© Reuters. FILE PHOTO: Workers travel through London Bridge rail and underground station during the morning rush hour in London, Britain, September 8, 2021. REUTERS/Toby Melville
LONDON (Reuters) – Britain’s labour market cooled noticeably last month, with demand for staff and pay growth easing, and staff shortages became less acute, a survey showed on Thursday.
The monthly index of demand for staff from the Recruitment and Employment Confederation (REC) trade body and accountants KPMG fell in November to 54.1 from 56.7 in October, the lowest reading since February 2021.
The survey’s gauges of starting salaries and pay rates for permanent and temporary workers also fell to their lowest levels in around a year and a half. Hiring of permanent staff declined for a second month running.

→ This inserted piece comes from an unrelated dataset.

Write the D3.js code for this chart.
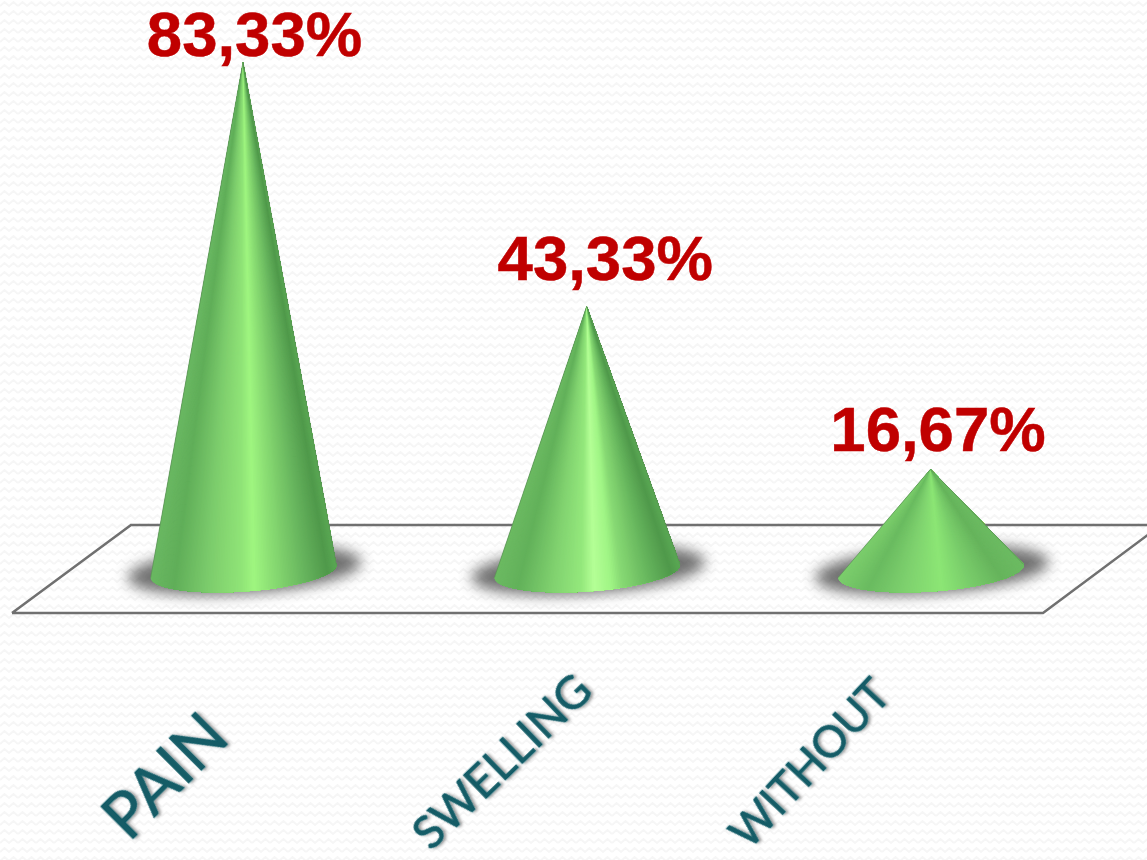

The survey, watched closely by the Bank of England as leading indicator of the labour market ahead of its interest rate decision next week, matched other signs that the economy is slowing.

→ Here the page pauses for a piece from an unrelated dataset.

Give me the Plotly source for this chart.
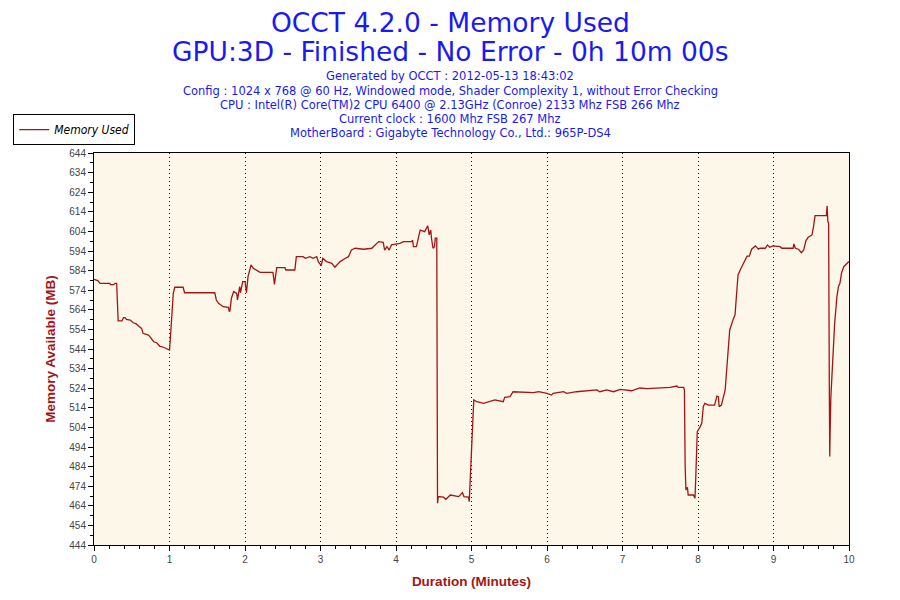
import plotly.graph_objects as go

# duration in minutes and memory used in MB
minutes = [
    0.00, 0.05, 0.08, 0.21, 0.22, 0.26, 0.28, 0.30, 0.32, 0.37, 0.39, 0.41, 0.43, 0.48,
    0.52, 0.56, 0.59, 0.63, 0.65, 0.68, 0.72, 0.74, 0.79, 0.83, 0.85, 0.87, 0.92, 0.96,
    1.00, 1.01, 1.03, 1.05, 1.07, 1.18, 1.20, 1.60, 1.62, 1.65, 1.71, 1.78, 1.79, 1.80,
    1.82, 1.85, 1.89, 1.90, 1.93, 1.94, 1.97, 2.00, 2.02, 2.04, 2.08, 2.11, 2.20, 2.37,
    2.39, 2.42, 2.53, 2.54, 2.66, 2.68, 2.77, 2.80, 2.86, 2.90, 2.95, 2.97, 3.01, 3.03,
    3.08, 3.15, 3.19, 3.26, 3.33, 3.37, 3.41, 3.46, 3.57, 3.68, 3.70, 3.77, 3.83, 3.85,
    3.88, 3.91, 3.94, 4.01, 4.05, 4.10, 4.21, 4.22, 4.23, 4.27, 4.30, 4.32, 4.38, 4.42,
    4.44, 4.46, 4.47, 4.49, 4.51, 4.52, 4.54, 4.55, 4.56, 4.63, 4.66, 4.72, 4.83, 4.88,
    4.90, 4.96, 4.97, 4.98, 4.99, 5.00, 5.015, 5.03, 5.07, 5.16, 5.31, 5.42, 5.44, 5.51,
    5.55, 5.82, 5.89, 6.00, 6.06, 6.08, 6.22, 6.26, 6.39, 6.66, 6.70, 6.79, 6.88, 6.97,
    7.12, 7.19, 7.23, 7.32, 7.63, 7.72, 7.74, 7.81, 7.82, 7.83, 7.84, 7.86, 7.87, 7.94,
    7.96, 7.97, 7.99, 8.03, 8.05, 8.07, 8.09, 8.14, 8.22, 8.25, 8.27, 8.28, 8.31, 8.36,
    8.38, 8.40, 8.42, 8.47, 8.49, 8.50, 8.52, 8.53, 8.57, 8.61, 8.65, 8.68, 8.71, 8.76,
    8.80, 8.82, 8.89, 8.92, 8.95, 8.99, 9.09, 9.11, 9.26, 9.27, 9.29, 9.33, 9.37, 9.40,
    9.43, 9.46, 9.51, 9.53, 9.55, 9.70, 9.71, 9.72, 9.73, 9.74, 9.745, 9.75, 9.76, 9.77,
    9.79, 9.81, 9.84, 9.86, 9.88, 9.90, 9.93, 9.97, 10.00,
]
memory_used = [
    579.5, 578.9, 577.5, 577.5, 576.8, 576.8, 577.5, 577.5, 558.3, 558.3, 560.0, 560.0, 559.1, 558.8,
    557.4, 556.8, 555.7, 554.5, 552.0, 551.5, 551.1, 550.3, 547.7, 547.2, 546.4, 545.5, 544.9, 544.2,
    543.5, 548.6, 560.5, 572.4, 575.5, 575.5, 572.7, 572.7, 569.0, 567.3, 565.6, 565.3, 563.4, 563.4,
    569.9, 573.3, 572.4, 569.0, 575.8, 572.7, 578.4, 578.4, 572.7, 580.9, 586.9, 585.2, 583.1, 583.1,
    577.0, 585.5, 585.5, 584.3, 584.3, 591.1, 591.1, 590.3, 591.1, 590.3, 591.1, 588.6, 586.5, 590.3,
    588.6, 587.7, 585.7, 588.6, 590.3, 591.1, 594.5, 595.4, 594.9, 595.4, 596.2, 598.8, 598.4, 594.5,
    596.2, 594.5, 597.1, 597.4, 597.9, 598.8, 598.8, 599.6, 596.2, 596.2, 602.2, 604.7, 603.9, 606.9,
    602.2, 604.7, 600.5, 595.4, 596.2, 600.5, 600.5, 465.3, 468.7, 468.4, 467.3, 469.5, 468.7, 470.7,
    468.7, 468.4, 466.1, 475.5, 485.7, 497.6, 508.6, 518.0, 517.1, 516.3, 518.0, 517.1, 519.3, 519.7,
    522.2, 521.7, 522.2, 521.4, 520.5, 521.4, 522.2, 521.4, 522.2, 523.1, 522.2, 523.1, 522.2, 523.4,
    522.7, 523.8, 524.1, 523.8, 524.4, 525.1, 524.4, 524.4, 523.1, 484.0, 472.1, 473.4, 469.5, 469.5,
    467.8, 478.0, 501.8, 504.4, 506.1, 514.6, 516.3, 515.4, 515.4, 520.0, 519.7, 514.6, 515.4, 523.1,
    533.3, 543.5, 553.7, 559.6, 561.3, 566.4, 575.8, 581.8, 585.2, 588.6, 591.4, 591.4, 594.9, 596.6,
    594.9, 595.4, 595.4, 597.1, 595.9, 596.6, 596.2, 595.4, 595.4, 597.6, 595.4, 594.9, 593.1, 594.5,
    599.3, 601.0, 602.2, 606.4, 612.0, 612.0, 617.0, 609.0, 608.1, 519.7, 489.1, 501.8, 519.7, 528.2,
    548.6, 557.1, 570.7, 575.8, 577.5, 582.6, 586.0, 587.7, 588.6,
]

y_ticks = list(range(444, 645, 10))

title_lines = ["OCCT 4.2.0 - Memory Used", "GPU:3D - Finished - No Error - 0h 10m 00s"]
info_lines = [
    "Generated by OCCT : 2012-05-13 18:43:02",
    "Config : 1024 x 768 @ 60 Hz, Windowed mode, Shader Complexity 1, without Error Checking",
    "CPU : Intel(R) Core(TM)2 CPU 6400 @ 2.13GHz (Conroe) 2133 Mhz FSB 266 Mhz",
    "Current clock : 1600 Mhz FSB 267 Mhz",
    "MotherBoard : Gigabyte Technology Co., Ltd.: 965P-DS4",
]

red = "#A31515"
blue = "#1A1AF0"

fig = go.Figure()
fig.add_trace(go.Scatter(x=minutes, y=memory_used, mode="lines",
                         name="<i>Memory Used</i>",
                         line=dict(color=red, width=1.3)))

# plot area spans pixels 94..849 x 153..545, texts are centred on the page (x=450)
px_mid = (450 - 94) / 755
annots = []
for txt, py in zip(title_lines, [22, 51]):
    annots.append(dict(text=txt, x=px_mid, y=(545 - py) / 392, xref="paper", yref="paper",
                       showarrow=False, font=dict(size=26.5, color=blue, family="DejaVu Sans"),
                       yanchor="middle"))
for txt, py in zip(info_lines, [76, 91, 105, 119, 133]):
    annots.append(dict(text=txt, x=px_mid, y=(545 - py) / 392, xref="paper", yref="paper",
                       showarrow=False, font=dict(size=11.5, color=blue, family="DejaVu Sans"),
                       yanchor="middle"))

# the page body adds an 8px offset, margins are trimmed to compensate
fig.update_layout(
    width=900, height=600,
    margin=dict(l=86, r=59, t=145, b=63, autoexpand=False),
    paper_bgcolor="white",
    plot_bgcolor="#FDF7EA",
    font=dict(family="Liberation Sans", size=10, color="#444444"),
    annotations=annots,
    showlegend=True,
    legend=dict(x=-0.107, y=1.099, xanchor="left", yanchor="top",
                bordercolor="black", borderwidth=1, bgcolor="white",
                font=dict(size=12, color="black", family="DejaVu Sans Condensed"),
                itemwidth=30, tracegroupgap=0),
)

fig.update_xaxes(
    range=[0, 10], tickmode="linear", tick0=0, dtick=1, automargin=False,
    showline=True, linecolor="black", linewidth=1, mirror=True,
    ticks="outside", ticklen=5, tickcolor="black",
    minor=dict(dtick=0.2, ticks="outside", ticklen=3, tickcolor="black", showgrid=False),
    showgrid=True, gridcolor="black", griddash="1px,3px", gridwidth=1,
    zeroline=False,
    title=dict(text="<b>Duration (Minutes)</b>", font=dict(size=13.5, color=red), standoff=12),
)
fig.update_yaxes(
    range=[444, 644], tickmode="array", tickvals=y_ticks, automargin=False,
    showline=True, linecolor="black", linewidth=1, mirror=True,
    ticks="outside", ticklen=5, tickcolor="black",
    minor=dict(dtick=5, tick0=444, ticks="outside", ticklen=3, tickcolor="black", showgrid=False),
    showgrid=False, zeroline=False,
    title=dict(text="<b>Memory Available (MB)</b>", font=dict(size=13.5, color=red), standoff=10),
)

fig.write_html("out.html")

“This month’s data emphasises that while employers are moderately more cautious in the face of economic uncertainty, this is not yet a major slowdown in hiring,” REC Chief Executive Neil Carberry said.
“A flatter period in the labour market is inevitable in this current economic climate, but demand is being supported by some major underlying factors, including labour shortages and technological change,” he added.
Last month BoE Governor Andrew Bailey said Britain’s “very tight” labour market was a key reason why further interest rate increases were likely.